But I know that in reality, I am not abusive.
I think maybe you jumped the gun on ‘owning’ your abusive behaviours.
If a couple starts starts couples therapy, and one of them kicks things off by saying “I’m emotionally abusive”? It makes sense to me that the T is going to give that a lot of weight, and take things in a particular direction based on that statement.
You’re at couples therapy
because there’s a problem, and straight off the bat T gets told there’s emotional abuse going on. It would be massively negligent of her to brush that statement off. The day you’re being abused and someone finds out? You
need that person to listen, believe it, and act. A person being abused can’t afford for the T to simply sit around and get some context, yeah?
Think of it if it was a different couple, and one of them really is
genuinely emotionally abusive, and tells the T that on day 1. But then retreats from the statement, doesn’t say it again, for whatever reason. If that person really is abusing their partner? That may be the
only disclosure of that abuse that ever happens - too often no one says anything. Abuse goes on in silence, and the victim never gets help.
So your T has taken that comment at face value, and taken it seriously. That, to me? Is a good thing. That’s the sign of a T who is paying attention, and not willing to let abuse slide when it’s come to her attention.
But if she’s paying attention, it also means when you and hubby explain the context of that statement to her, and she gets a clearer picture of the extra issues you’re dealing with? You have good odds she’s going to listen, and take you seriously.

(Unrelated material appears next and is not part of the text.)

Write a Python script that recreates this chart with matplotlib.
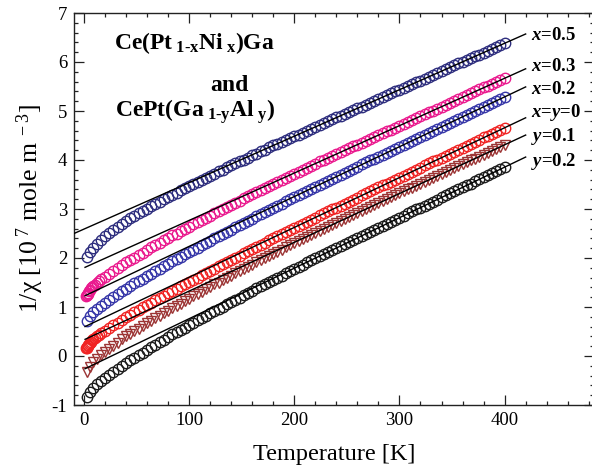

This is a good thing. Confronting? Sure. But a T that takes a disclosure of abuse seriously is doing a
good job, not a
bad job. Good thing.
Keep communicating with this T. See how things go. Her taking you at your word is a good quality in a T. But having told her you’re abusive? She wouldn’t be doing her job if she didn’t make
absolutely sure with hubby that emotional abuse isn’t actually a problem.